A painting by Cedric Morris (1889- 1982) may have been the top lot of Sworders’ Modern British and 20th century art auction in Stansted Mountfitchet, but it was a work by a pupil of his that took a surprise 10-times estimate price at the October 22 sale.
An oil on board portrait by David Carr (1915-68), estimated at £200- 300, made a much more substantial £3300.
Although born into the Carlisle biscuit-making family of the same name, Carr has a strong link to East Anglia. Both he and his future wife Barbara Gilligan were members of The East Anglian School of Painting (founder Morris painted them together in a portrait that is now in the Tate Gallery collection) and the couple later moved to Starston Hall in Harleston, Norfolk.
Little regarded in his lifetime, Carr was the subject of exhibitions in 1969 at the Bertha Shaeffer Gallery in New York, in 1987 at the Mayor Gallery (when the monograph David Carr, the Discovery of an Artist was published) and in 1997 when his work was shown alongside that of friend Prunela Clough at Austin Desmond Fine Art.
On stylistic grounds this oil on board of a woman with a lily, 21 x 13in (54 x 32cm), signed bottom left, probably dates from c.1950.
Only a handful of Carr pictures have made more. A wartime scene titled Over Queen Victoria Street, London, 1941 sold for £3400 at Chiswick Auctions in 2018.
The East Anglian School of Painting and Drawing was founded by Morris in 1937 in Suffolk.
Morris is now as well-known today for horticulture as he is for his paintings, having bred more than 90 named varieties of irises in his Suffolk garden.
The self-taught Welsh artist’s flower paintings have been gaining in popularity, and price, in recent years. Foxgloves, a 1932 oil of English garden flowers, was hammered down at £160,000 (plus 25% buyer’s premium) at the Sworders sale.
Dealer Philip Mould bought the picture for his stock.
He said: “I thought this was particularly beautiful and painted in the 1930s when he was peaking.”
Mould was also the successful bidder on two later Morris works. A 2 x 3ft (61 x 91cm) oil on canvas, View of Turkish village near Izmir (1971), sold at £10,000 against an estimate of £10,000-15,000. It was previously in Mould’s Cedric Morris: Beyond the Garden Wall exhibition last year. A 2ft 6in x 2ft (76 x 61cm) oil on canvas, A Still Life with Vases, Flowers and a Dish of Painted Eggs (1970), made £18,000 (estimate: £20,000-30,000). The still-life is inscribed on the back Reserved for Tony Venison £500.
Both paintings were consigned to sale from Hill House in Sudbury, the home of Venison who for many years was the gardens editor of Country Life and a frequent visitor to Benton End.

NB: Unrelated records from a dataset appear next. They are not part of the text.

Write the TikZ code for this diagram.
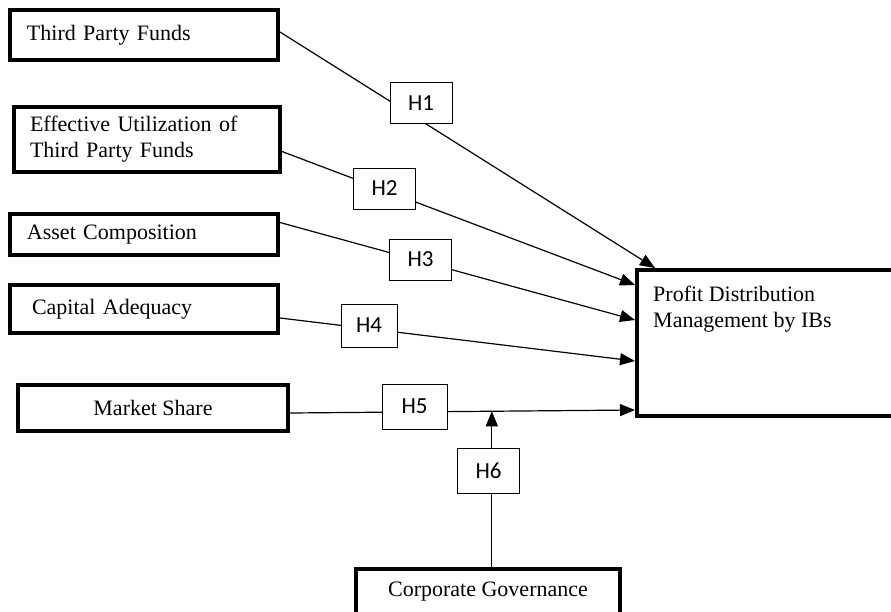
\documentclass[tikz,border=0pt]{standalone}
\usepackage{fontspec}
\setmainfont{Liberation Serif}
\newfontfamily\hfont{Carlito}
\usepackage{tikz}
\usetikzlibrary{arrows.meta}

\begin{document}
\begin{tikzpicture}[
    x=1pt, y=-1pt,
    font=\fontsize{22}{26}\selectfont,
    box/.style={draw, line width=4pt, anchor=north west, inner ysep=0pt},
    var/.style={box, align=left, inner xsep=17pt, text width=234pt},
    hyp/.style={draw, fill=white, line width=0.9pt, inner sep=0pt, font=\hfont\fontsize{23}{26}\selectfont,
        minimum width=62pt, minimum height=41pt},
    arrow/.style={-{Triangle[length=15pt,width=12pt]}, line width=1.2pt}
]
\useasboundingbox (0,0) rectangle (891,611);
\clip (0,0) rectangle (891,611);
\node[var, minimum height=50pt] (tpf) at (8,8) {Third Party Funds};
\node[var, minimum height=65pt, inner xsep=16pt] (eutpf) at (12,105) {Effective Utilization of\\Third Party Funds};
\node[var, minimum height=41pt] (asset) at (8,212) {Asset Composition};
\node[var, minimum height=48pt, inner xsep=22pt, text width=224pt] (capital) at (8,283) {Capital Adequacy};
\node[box, minimum width=270pt, minimum height=46pt] (market) at (16,383) {Market Share};
\node[box, minimum width=266pt, minimum height=146pt,
    label={[anchor=north west, align=left, inner sep=0pt, xshift=18pt, yshift=-18pt]north west:Profit Distribution\\Management by IBs}]
    (profit) at (635,268) {};
\node[box, minimum width=264pt, minimum height=46pt] (corp) at (354,567) {Corporate Governance};
\draw[arrow] ([yshift=3pt]tpf.east) -- ([xshift=20pt]profit.north west);
\draw[arrow] ([yshift=-12pt]eutpf.east) -- ([yshift=-17pt]profit.north west);
\draw[arrow] ([yshift=12pt]asset.east) -- ([yshift=-52pt]profit.north west);
\draw[arrow] ([yshift=-9pt]capital.east) -- ([yshift=-93pt]profit.north west);
\draw[arrow] ([yshift=-5pt]market.east) -- coordinate[pos=0.585] (mod) ([yshift=-142pt]profit.north west);
\draw[arrow] (corp.north -| mod) -- (mod);
\node[hyp] (h1) at (421,103) {H1};
\node[hyp] (h2) at (384.5,188.5) {H2};
\node[hyp] (h3) at (420.5,259.5) {H3};
\node[hyp, minimum width=56pt, minimum height=43pt] (h4) at (369,325.5) {H4};
\node[hyp, minimum width=65pt, minimum height=45pt] (h5) at (414.5,406.5) {H5};
\node[hyp, minimum height=45pt] (h6) at (488.5,470.5) {H6};
\end{tikzpicture}
\end{document}
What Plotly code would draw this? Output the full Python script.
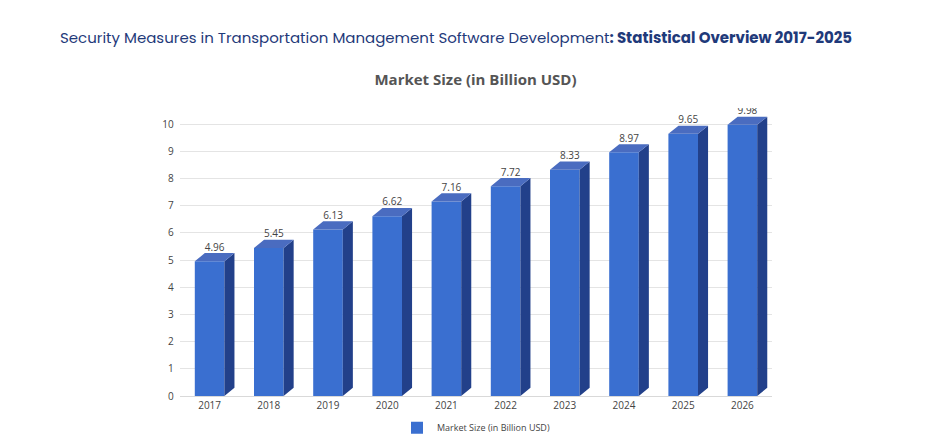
import plotly.graph_objects as go

years = ["2017","2018","2019","2020","2021","2022","2023","2024","2025","2026"]
values = [4.96,5.45,6.13,6.62,7.16,7.72,8.33,8.97,9.65,9.98]

xs = list(range(len(years)))
w, dx, dy = 0.5, 0.17, 0.3

fig = go.Figure()
fig.add_trace(go.Bar(x=xs, y=values, width=w, name="Market Size (in Billion USD)",
                     marker=dict(color="#3a6fd0", line=dict(width=0)), showlegend=True))
sx, sy, tx, ty = [], [], [], []
for x, v in zip(xs, values):
    r = x + w/2
    sx += [r, r+dx, r+dx, r, r, None]; sy += [0, dy, v+dy, v, 0, None]
    l = x - w/2
    tx += [l, l+dx, r+dx, r, l, None]; ty += [v, v+dy, v+dy, v, v, None]
fig.add_trace(go.Scatter(x=sx, y=sy, fill="toself", mode="lines", line=dict(width=0),
                         fillcolor="#22408a", showlegend=False, hoverinfo="skip"))
fig.add_trace(go.Scatter(x=tx, y=ty, fill="toself", mode="lines", line=dict(width=0),
                         fillcolor="#4a6cc0", showlegend=False, hoverinfo="skip"))
fig.add_trace(go.Scatter(x=[x+dx/2 for x in xs], y=[v+dy for v in values], mode="text",
                         text=[f"{v:.2f}" for v in values], textposition="top center",
                         textfont=dict(size=10, color="#444"), showlegend=False, hoverinfo="skip"))

fig.update_layout(
    width=935, height=443, plot_bgcolor="white", paper_bgcolor="white",
    margin=dict(l=172, r=171, t=100, b=55, autoexpand=False),
    font=dict(family="Open Sans", color="#444"),
    annotations=[
        dict(text="Security Measures in Transportation Management Software Development<b>: Statistical Overview 2017-2025</b>",
             x=0.466, xref="paper", yref="paper", y=1.0, yanchor="bottom", yshift=58,
             showarrow=False, font=dict(size=15, color="#1f3a7a", family="Poppins, Open Sans")),
    ],
    title=dict(text="<b>Market Size (in Billion USD)</b>", x=0.5, xanchor="center",
               y=0.838, yanchor="middle", yref="container", font=dict(size=15, color="#555")),
    legend=dict(orientation="h", x=0.5, xanchor="center", yref="container", y=0.02,
                yanchor="bottom", font=dict(size=9), itemwidth=30),
    bargap=0.5,
)
fig.update_xaxes(tickvals=xs, ticktext=years, range=[-0.5, 9.5], showgrid=False,
                 tickfont=dict(size=10), showline=True, linecolor="#d9d9d9", zeroline=False)
fig.update_yaxes(range=[0, 10.6], dtick=1, showgrid=True, gridcolor="#e4e4e4",
                 tickfont=dict(size=10), zeroline=False, ticksuffix="  ")
fig.write_html("out.html")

Guy Schooling, chairman at Sworders, said: “Tony Venison is perhaps one of the last direct connections with Morris.”
Venison bought pictures directly from the many artists he knew at Benton End, as he did with another local group of artists: the Great Bardfield group.
A connection to Morris was evident from two later works offered at the Sworders sale. Maggi Hambling (b.1945) was a pupil at Benton End in the 1960s. Purchased directly from her, a small oil on board titled Portrait of the Sea and dated 06, just 5.5 x 22cm, sold at £5400 against a £400-600 estimate.
A picture by Great Bardfield artist John Aldridge (1905-83), Harvest Field August 1939, came with quite a story. Purchased by EG Jaklin Esq at an exhibition held at the Leicester Galleries in 1940, it was later damaged by shrapnel in an air raid. The owner returned the picture to the artist who had been happy to restore it. Estimated at £1500-2500, it took £3700.
Beyond East Anglia
Away from works with an East Anglia connection, an unexpected result came in the shape of £3600 bid for a carved hardwood figure of a woman by Alan Lydiat Durst (1883-1970) – a London Group artist and teacher at the Royal College of Art.
The price is among the highest prices for the artist since two earlier carvings sold in London for £13,000 each: Bull (Sotheby’s 2007) and Marriage, 1927 (Christie’s 2002).
From a West Country collection, two monumental carved stone sculptures by Emily Young (b.1951) were offered. Her commercial star has risen sharply in recent years – a new artist record was set in London earlier this year – but these were quite different from her signature style.
Contemplative Figure with Egg and Bowl and The Formality of Couples were both fresh to the market, the former purchased through The Fine Art Society, the latter directly from the artist. They sold at £33,000 and £31,000 respectively.